Strong scaling of computation
Using increasing number of compute cores with the same problem measures strong scaling, characteristic of the algorithm and its parallel implementation. Strong scalability helps answer questions, such as How much faster one can obtain a given result (at a given level of numerical error) if larger computational resources were available. To measure strong scaling we ran the Lid-driven cavity using a 794M-cell mesh (133M points) on varying number of CPUs for a few time steps and measured the average wall-clock time it takes to advance a single time step. The figure below depicts timings measured on the LUMI computer.

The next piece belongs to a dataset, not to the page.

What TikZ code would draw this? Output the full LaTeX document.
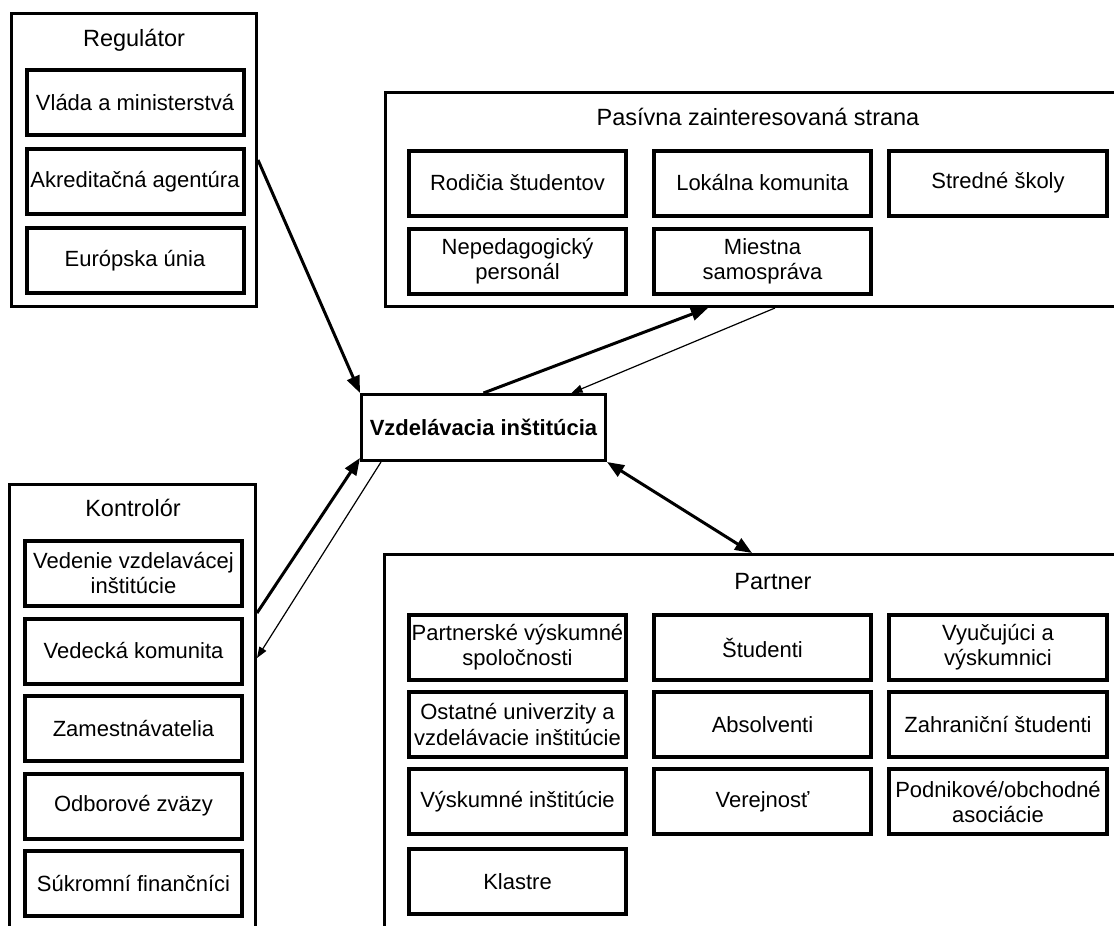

The figure shows that the ChoCG solver, while not ideal, scales well into the range of O(10^4) CPU cores. In particular, the figure shows that strong scaling is close to ideal at and below 32K CPUs. The departure from ideal is indicated by nonzero angles between the ideal and the blue line. The data also shows that though non-ideal above these points, parallelism is still effective in reducing CPU time with increasing compute resources. Even at the largest runs time-to-solution still largely decreases with increasing resources.
As usual with strong scaling, as more processors are used with the same-size problem, communication will eventually overwhelm useful computation and the simulation does not get any faster with more resources. The above figure shows that this point has not yet been reached at approximately 65K CPUs for this mesh on this machine. The point of diminishing returns is determined by the scalability of the algorithm, its implementation, the problem size, the efficiency of the underlying runtime system, the hardware (e.g., the network interconnect), and their configuration.